# Long-shot: Yorkshire enquiry



## Willow1306 (16 August 2019)

I'm currently trying to fill in the gaps for the recent past history of a horse which I've acquired. 

Leads that I have so far:

1) He was at a yard in Gilberdyke, Yorkshire, for a period of time (length unknown), at some point between December 2018 and March 2019. 
2) He was also at a yard in Hornsea, Yorkshire, for a period of time between April 2019 and June 2019.

I know that one of these yards belongs to a lady called Catherine (could have a different spelling). Either yard would have a knowledge of breaking in horses / offer it as a service and are probably connected to the local hunting scene. I would expect that 'Catherine' is of a generation which would be well versed in more old-school practices i.e. horses may be 'swung' for example.

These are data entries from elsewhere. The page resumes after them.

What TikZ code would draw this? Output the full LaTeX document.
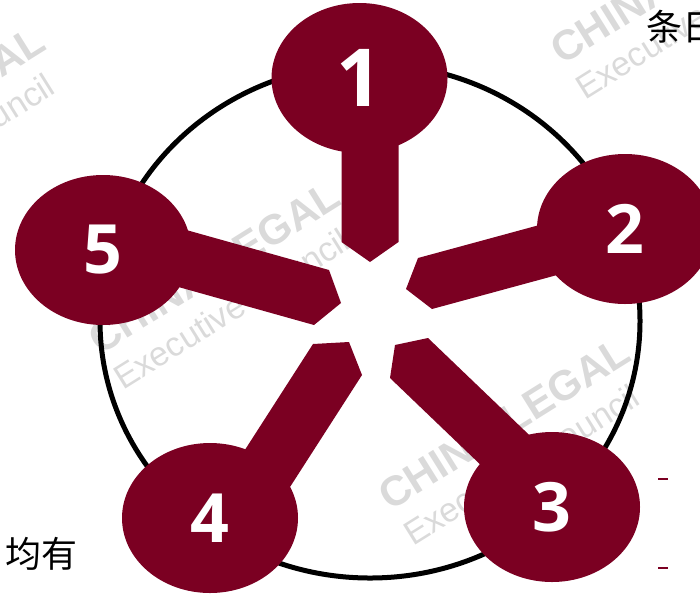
\documentclass[tikz,border=0pt]{standalone}
\usepackage{fontspec}
\usetikzlibrary{shapes.geometric}
\newfontfamily\numfont{Open Sans}
\newfontfamily\wmfont{Liberation Sans}
\newfontfamily\cjk{Noto Sans CJK SC}
\definecolor{wine}{RGB}{123,0,34}
\definecolor{wmgray}{RGB}{218,218,218}
\begin{document}
\begin{tikzpicture}[x=1pt,y=-1pt,
  wmbig/.style={anchor=base west, rotate=32, inner sep=0, text=wmgray,
    font=\wmfont\bfseries\fontsize{42}{42}\selectfont},
  wmsmall/.style={anchor=base west, rotate=32, inner sep=0, text=wmgray,
    font=\wmfont\fontsize{34}{34}\selectfont},
  pin/.style={fill=wine, draw=none},
  blob/.style={ellipse, fill=wine, draw=none, inner sep=0, text=white,
    minimum width=176pt, minimum height=150pt,
    font=\numfont\bfseries\fontsize{68}{68}\selectfont},
  ring/.style={draw=black, line width=5pt},
  cjktext/.style={inner sep=0, text=black, font=\cjk\fontsize{36}{36}\selectfont},
  bullet/.style={fill=wine, draw=none, inner sep=0, minimum width=10pt, minimum height=2.8pt}
]
\useasboundingbox (0,0) rectangle (700,598);
\clip (0,0) rectangle (700,598);
% watermark
\node[wmbig] (w0a) at (100,356) {CHINA LEGAL};
\node[wmsmall] (w0b) at (123,391) {Executive Council};
\node[wmbig] (w1a) at (390,512) {CHINA LEGAL};
\node[wmsmall] (w1b) at (413,547) {Executive Council};
\node[wmbig] (w2a) at (-195,201) {CHINA LEGAL};
\node[wmsmall] (w2b) at (-172,236) {Executive Council};
\node[wmbig] (w3a) at (562,66) {CHINA LEGAL};
\node[wmsmall] (w3b) at (585,101) {Executive Council};
% ring
\draw[ring] (370,321) ellipse [x radius=270pt, y radius=257pt];
% pins
\fill[pin] (341.5,125) -- (341.5,242) -- (370,262) -- (398.5,242) -- (398.5,125) -- cycle;
\fill[pin] (591.7,210.8) -- (418,258) -- (406,289) -- (432,309) -- (605.7,261.8) -- cycle;
\fill[pin] (498,481.5) -- (390,378) -- (395,345) -- (428,338) -- (536,441.5) -- cycle;
\fill[pin] (232,470) -- (313,344) -- (349,342) -- (362,375) -- (283.7,496.8) -- cycle;
\fill[pin] (136.4,216) -- (329,270) -- (341,303) -- (314,325) -- (121.4,271) -- cycle;
% heads
\node[blob, font=\numfont\bfseries\fontsize{80}{80}\selectfont] (n1) at (359.5,78) {1};
\node[blob] (n2) at (625,229) {2};
\node[blob] (n3) at (552,507) {3};
\node[blob] (n4) at (210,518) {4};
\node[blob] (n5) at (103,250) {5};
% edge texts
\node[cjktext, anchor=west] (t1) at (646,27) {条日};
\node[cjktext, anchor=east] (t2) at (78,554) {均有};
\node[bullet] (d1) at (663,479) {};
\node[bullet] (d2) at (663,568) {};
\end{tikzpicture}
\end{document}
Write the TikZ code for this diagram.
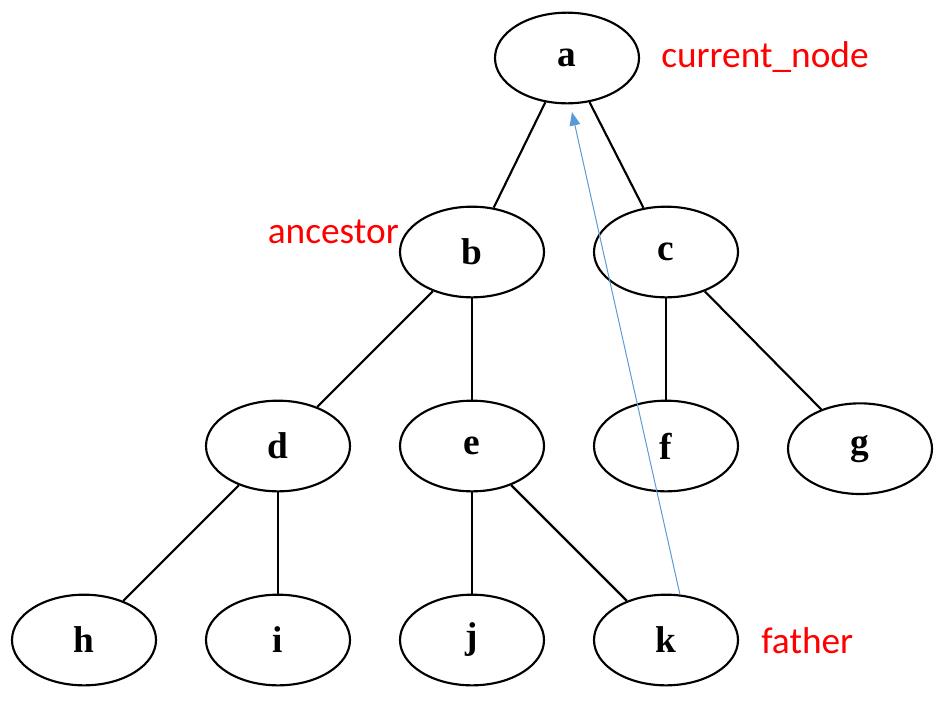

I'm simply wanting to fill in the gaps of this lovely youngster and would therefore like to get in touch, so that I can learn more about him and give him the best chance possible.

Any pointers greatly appreciated.


----------



## teacups (16 August 2019)

No help, but a bump & perhaps try posting this in the Yorkshire section of this forum too, and possibly in the tack room as well as it is busier.


----------



## Willow1306 (18 August 2019)

Thanks - have added to the Yorkshire regional forum!


----------